Beatles Suite – Yes, you can stay in the same room John, Paul, George and Ringo did when they took their iconic fishing picture, now dubbed The Edgewater’s Beatles Suite. The 750-square-foot palace is decked out in Beatles memorabilia and comes with a stereo stocked with Beatles CDs. There’s also a glass waterfall shower and plaid carpets for the ultimate throwback in English design.
Pearl Jam Suite – Eddie Vedder had a major hand in the design of this PJ-themed room, complete with tour posters and a Fender guitar — with amplifier. Try not to keep your neighbors up too late while you enjoy the 750-square-foot space, full balcony and ’90s-era furniture.
Penthouse Suite – Though the band-themed suites might be the coolest rooms in The Edgewater, they are by no means the largest. That title goes to the spacious, loft-style Penthouse Suite, a 1000-square-foot space that feels like a ski condo in the sky. The stone fireplace is topped with a 50” television, and a fold-out couch makes space for the kiddos to sleep away from the master bedroom and its four-post king bed.

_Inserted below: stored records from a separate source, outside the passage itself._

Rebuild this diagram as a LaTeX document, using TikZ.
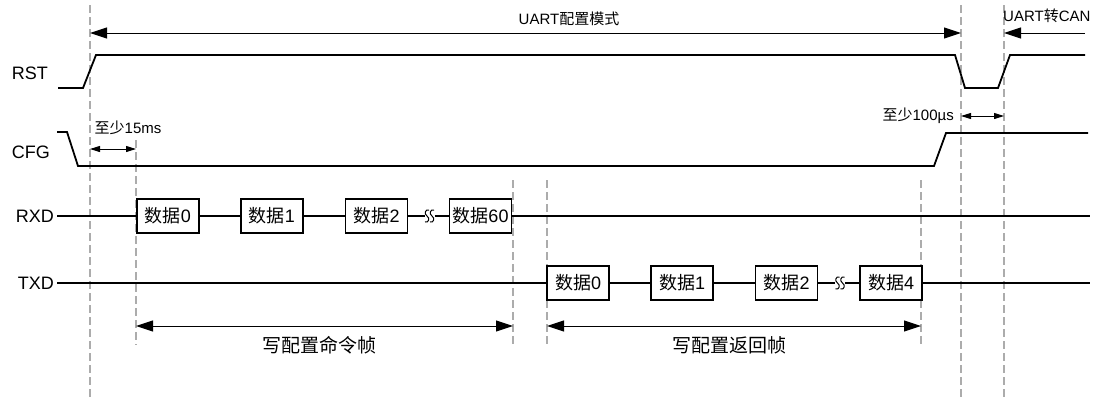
\documentclass[tikz,border=0pt]{standalone}
\usepackage{fontspec}
\setmainfont{Liberation Sans}
\newfontfamily\cnfont{Noto Sans CJK SC}
\usepackage{tikz}
\usetikzlibrary{arrows.meta}

\newcommand{\zh}[1]{{\cnfont #1}}

\begin{document}
\begin{tikzpicture}[
    x=1pt, y=-1pt,
    every node/.style={inner sep=1pt},
    sig/.style    ={line width=1.8pt,line join=miter},
    guide/.style  ={gray!65,line width=1.2pt,dash pattern=on 8pt off 4pt},
    span/.style   ={{Triangle[length=17pt,width=11pt]}-{Triangle[length=17pt,width=11pt]},
                    line width=1pt},
    lspan/.style  ={{Triangle[length=17pt,width=11pt]}-,line width=1pt},
    gap/.style    ={{Triangle[length=10pt,width=6pt]}-{Triangle[length=10pt,width=6pt]},
                    line width=1pt},
    databox/.style={draw,line width=1.8pt,fill=white,minimum width=62pt,
                    minimum height=34pt,inner sep=0pt,
                    font=\fontsize{18}{20}\selectfont},
    lbl/.style    ={font=\fontsize{18}{20}\selectfont,inner sep=3pt},
    note/.style   ={font=\fontsize{15}{17}\selectfont},
    frame/.style  ={font=\fontsize{19}{21}\selectfont},
    brk/.pic      ={
      \draw[line width=1pt] (-0.5,-6) .. controls (-4.5,-7) and (-5.5,-2) .. (-2.5,0)
                           .. controls (0.5,2) and (-0.5,7) .. (-4.5,6);
      \draw[line width=1pt] (4.5,-6) .. controls (0.5,-7) and (-0.5,-2) .. (2.5,0)
                           .. controls (5.5,2) and (4.5,7) .. (0.5,6);
    },
  ]
  \useasboundingbox (0,0) rectangle (1099,400);

  % Guide lines
  \foreach \gx/\gt/\gb in {90/5/400, 136/140/345, 513/180/345, 547/180/345,
                           921/180/345, 961/5/400, 1004/5/400}
    \draw[guide] (\gx,\gt) -- (\gx,\gb);

  % Mode arrows
  \coordinate (mL) at (90,33);
  \coordinate (mR) at (961,33);
  \coordinate (cL) at (1004,33);
  \coordinate (cR) at (1085,33);
  \draw[span]  (mL) -- (mR);
  \draw[lspan] (cL) -- (cR);
  \node[note] (mode) at (569,19) {UART\zh{配置模式}};
  \node[note,anchor=west] (can) at (1002,16) {UART\zh{转}CAN};

  % RST and CFG levels
  \node[lbl,anchor=east] (rst) at (51,73)  {RST};
  \node[lbl,anchor=east] (cfg) at (53,152) {CFG};
  \draw[sig] (58,88) -- (83,88) -- (96,55) -- (955,55) -- (965,88)
             -- (998,88) -- (1010,55) -- (1085,55);
  \draw[sig] (57,132) -- (67,132) -- (78,166) -- (934,166) -- (946,133)
             -- (1088,133);

  % Timing gaps
  \coordinate (sL) at (90,149);
  \coordinate (sR) at (136,149);
  \coordinate (uL) at (961,116);
  \coordinate (uR) at (1004,116);
  \draw[gap] (sL) -- (sR);
  \draw[gap] (uL) -- (uR);
  \node[note] (ms) at (128,128) {\zh{至少}15ms};
  \node[note,anchor=east] (us) at (955,116) {\zh{至少}100µs};

  % RXD: command frame
  \node[lbl,anchor=east] (rxd) at (57,216) {RXD};
  \node[databox] (r0)  at (168,216)   {\zh{数据}0};
  \node[databox] (r1)  at (272,216)   {\zh{数据}1};
  \node[databox] (r2)  at (376.5,216) {\zh{数据}2};
  \node[databox] (r60) at (480.5,216) {\zh{数据}60};
  \coordinate (rbrk) at (429.5,216);
  \coordinate (rend) at (1090,216);
  \draw[sig] (rxd.east) -- (r0) (r0) -- (r1) (r1) -- (r2)
             (r2) -- ([xshift=-5pt]rbrk) ([xshift=5pt]rbrk) -- (r60)
             (r60) -- (rend);
  \pic at (rbrk) {brk};

  % TXD: reply frame
  \node[lbl,anchor=east] (txd) at (57,283) {TXD};
  \node[databox] (t0) at (578,283)   {\zh{数据}0};
  \node[databox] (t1) at (682,283)   {\zh{数据}1};
  \node[databox] (t2) at (786.5,283) {\zh{数据}2};
  \node[databox] (t4) at (891,283)   {\zh{数据}4};
  \coordinate (tbrk) at (840,283);
  \coordinate (tend) at (1090,283);
  \draw[sig] (txd.east) -- (t0) (t0) -- (t1) (t1) -- (t2)
             (t2) -- ([xshift=-5pt]tbrk) ([xshift=5pt]tbrk) -- (t4)
             (t4) -- (tend);
  \pic at (tbrk) {brk};

  % Frame spans
  \coordinate (fL) at (136,326);
  \coordinate (fR) at (513,326);
  \coordinate (bL) at (547,326);
  \coordinate (bR) at (921,326);
  \draw[span] (fL) -- (fR);
  \draw[span] (bL) -- (bR);
  \node[frame] (cmd) at (319,345) {\zh{写配置命令帧}};
  \node[frame] (ack) at (729,345) {\zh{写配置返回帧}};
\end{tikzpicture}
\end{document}
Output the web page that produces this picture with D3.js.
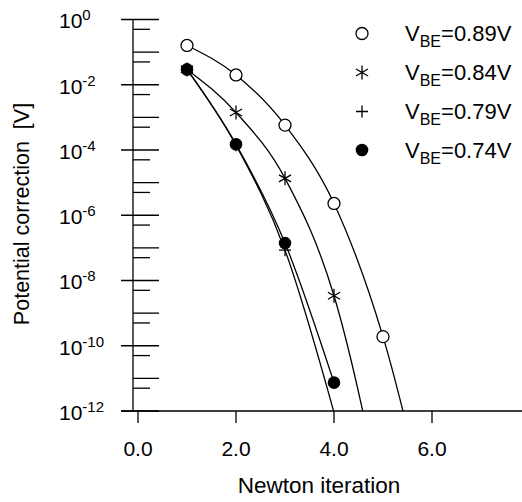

Guitars and records on loan and a music festival off your balcony
Perhaps the coolest amenity at The Edgewater isn’t one you’ll find there most of the year. The annual Rock the Dock festival is a full-on rock show held on a barge in front of the hotel. It’s fully viewable from your balcony and held during Memorial Day weekend.
Parties aside, there are two things you should know about if you’re planning a stay at The Edgewater: the parking is valet only and costs a staggering $52 a day, and there’s a daily resort fee, which is $30 plus tax. The fee, however, does include some pretty cool stuff.
For example, The Edgewater has a guitar loaner program that allows you to jam out with guitars from bands like Van Halen and Pearl Jam. If you’d rather listen to the pros play, The Edgewater will also loan you a turntable and any number of vintage vinyls ranging from The Rolling Stones to Seattle’s own Macklemore.
Other stuff included in your resort fee include:
- Daily local newspaper
- 24-hour fitness center with weights, cardio equipment and a lot more space than most hotel gyms
Dining-and-drink-wise, you can grab a beverage on the water or eat at Six Seven, The Edgewater’s signature restaurant. Here, you’ll find an organic menu that shifts by season but is always big on Northwest seafood, oysters and vintage local wines. No, you can’t catch fish out your window and have the restaurant prepare it like back in The Beatles’ day, but with cedar plank king salmon and 18-oz. ribeye steak on the menu, nobody’s complaining. For those morning hours before Six Seven opens, The Edgewater’s coffee shop, The Brim, has coffee, tea and pastries.